**Short task:** Each line containing the word "this" must be collected.

**Records shown:**
○ ○ ○ ○ ○

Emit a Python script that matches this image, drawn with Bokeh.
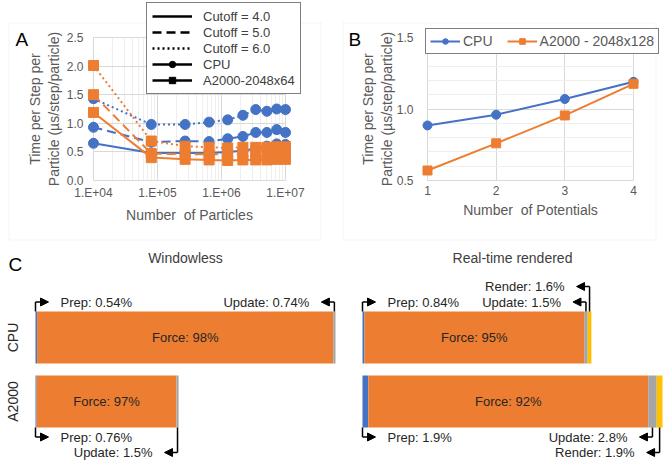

○ ○ ○ ○ ○

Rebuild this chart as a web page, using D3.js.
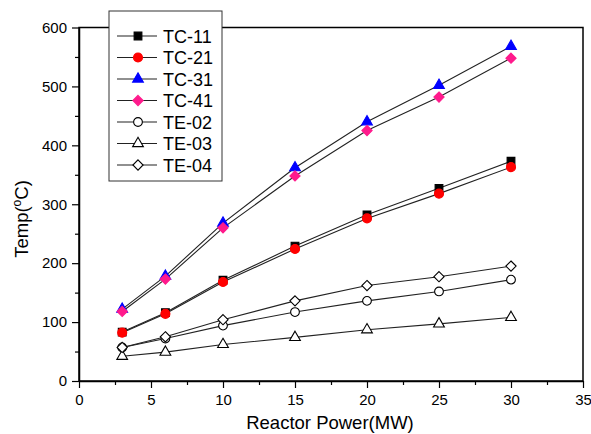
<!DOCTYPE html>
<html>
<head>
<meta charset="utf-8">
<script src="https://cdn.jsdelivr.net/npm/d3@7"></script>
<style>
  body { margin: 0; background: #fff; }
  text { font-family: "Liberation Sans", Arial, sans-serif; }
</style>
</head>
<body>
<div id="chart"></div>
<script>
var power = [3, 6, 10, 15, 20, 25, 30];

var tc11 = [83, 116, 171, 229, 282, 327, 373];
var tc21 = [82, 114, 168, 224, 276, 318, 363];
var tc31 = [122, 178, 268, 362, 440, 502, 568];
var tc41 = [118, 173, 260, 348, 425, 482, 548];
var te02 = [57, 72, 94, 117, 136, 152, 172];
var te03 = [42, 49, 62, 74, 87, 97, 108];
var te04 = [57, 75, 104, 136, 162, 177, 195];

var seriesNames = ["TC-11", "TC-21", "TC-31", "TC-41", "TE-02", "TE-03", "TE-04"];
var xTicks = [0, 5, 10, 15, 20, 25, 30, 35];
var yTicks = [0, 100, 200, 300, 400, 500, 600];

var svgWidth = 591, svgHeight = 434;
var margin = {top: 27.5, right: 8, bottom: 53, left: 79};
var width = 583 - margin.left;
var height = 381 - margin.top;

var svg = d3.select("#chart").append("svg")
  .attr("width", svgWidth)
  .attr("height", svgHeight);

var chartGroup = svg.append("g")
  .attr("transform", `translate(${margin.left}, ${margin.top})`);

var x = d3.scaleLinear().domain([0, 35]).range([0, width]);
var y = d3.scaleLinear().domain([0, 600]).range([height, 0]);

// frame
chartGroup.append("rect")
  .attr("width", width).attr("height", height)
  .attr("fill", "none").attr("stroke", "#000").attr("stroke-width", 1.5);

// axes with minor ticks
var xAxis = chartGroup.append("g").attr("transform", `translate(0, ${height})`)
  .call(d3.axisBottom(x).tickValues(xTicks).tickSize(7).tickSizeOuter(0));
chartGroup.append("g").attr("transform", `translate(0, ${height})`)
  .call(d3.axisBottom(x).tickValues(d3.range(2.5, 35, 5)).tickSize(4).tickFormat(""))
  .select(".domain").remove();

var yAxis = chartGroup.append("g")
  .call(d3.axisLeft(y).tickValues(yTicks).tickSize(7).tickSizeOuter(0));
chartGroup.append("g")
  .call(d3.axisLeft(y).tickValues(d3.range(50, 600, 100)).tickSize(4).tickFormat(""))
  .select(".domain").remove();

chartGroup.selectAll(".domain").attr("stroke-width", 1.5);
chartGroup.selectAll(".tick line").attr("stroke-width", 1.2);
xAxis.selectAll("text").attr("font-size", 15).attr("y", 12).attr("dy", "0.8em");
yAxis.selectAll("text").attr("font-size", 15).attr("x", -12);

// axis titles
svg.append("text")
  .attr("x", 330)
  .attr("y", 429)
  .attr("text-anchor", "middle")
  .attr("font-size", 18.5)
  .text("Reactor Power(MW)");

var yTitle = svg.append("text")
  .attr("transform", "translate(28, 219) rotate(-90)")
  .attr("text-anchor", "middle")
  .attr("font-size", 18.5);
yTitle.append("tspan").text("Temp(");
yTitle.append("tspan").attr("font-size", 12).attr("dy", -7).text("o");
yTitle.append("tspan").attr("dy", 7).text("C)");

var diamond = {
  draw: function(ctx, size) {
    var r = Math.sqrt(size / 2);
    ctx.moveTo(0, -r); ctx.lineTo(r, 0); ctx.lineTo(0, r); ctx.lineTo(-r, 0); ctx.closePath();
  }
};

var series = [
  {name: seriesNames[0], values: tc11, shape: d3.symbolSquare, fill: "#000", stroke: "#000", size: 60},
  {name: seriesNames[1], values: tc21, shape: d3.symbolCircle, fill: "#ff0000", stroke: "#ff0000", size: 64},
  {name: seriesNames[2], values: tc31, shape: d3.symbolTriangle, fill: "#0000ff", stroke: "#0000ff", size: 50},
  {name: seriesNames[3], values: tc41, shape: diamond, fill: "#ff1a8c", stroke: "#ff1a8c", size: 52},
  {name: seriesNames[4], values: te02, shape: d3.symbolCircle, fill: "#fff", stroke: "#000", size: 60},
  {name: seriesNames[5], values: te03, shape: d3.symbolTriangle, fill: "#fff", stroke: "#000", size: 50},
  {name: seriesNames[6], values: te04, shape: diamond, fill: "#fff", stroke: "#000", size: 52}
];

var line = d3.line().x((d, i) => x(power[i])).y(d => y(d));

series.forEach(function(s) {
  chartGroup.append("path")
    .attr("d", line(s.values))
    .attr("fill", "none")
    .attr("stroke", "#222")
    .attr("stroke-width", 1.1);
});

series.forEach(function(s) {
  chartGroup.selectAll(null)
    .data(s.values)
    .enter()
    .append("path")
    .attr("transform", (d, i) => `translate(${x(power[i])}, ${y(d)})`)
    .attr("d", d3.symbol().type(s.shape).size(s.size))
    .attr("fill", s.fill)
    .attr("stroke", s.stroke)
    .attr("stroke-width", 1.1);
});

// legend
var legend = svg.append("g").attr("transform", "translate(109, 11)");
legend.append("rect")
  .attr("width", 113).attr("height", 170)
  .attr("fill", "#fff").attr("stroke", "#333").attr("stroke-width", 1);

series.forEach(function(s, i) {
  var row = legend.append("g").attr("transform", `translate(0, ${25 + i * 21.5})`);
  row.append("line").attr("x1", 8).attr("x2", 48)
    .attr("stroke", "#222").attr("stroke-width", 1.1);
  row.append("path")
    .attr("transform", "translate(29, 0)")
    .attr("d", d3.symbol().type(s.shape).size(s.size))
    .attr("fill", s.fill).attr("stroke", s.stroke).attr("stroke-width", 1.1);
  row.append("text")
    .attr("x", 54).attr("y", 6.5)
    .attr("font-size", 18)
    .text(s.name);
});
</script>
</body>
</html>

○ ○ ○ ○ ○

**The reply:**
Emit a Python script that matches this image, drawn with Bokeh.
Rebuild this chart as a web page, using D3.js.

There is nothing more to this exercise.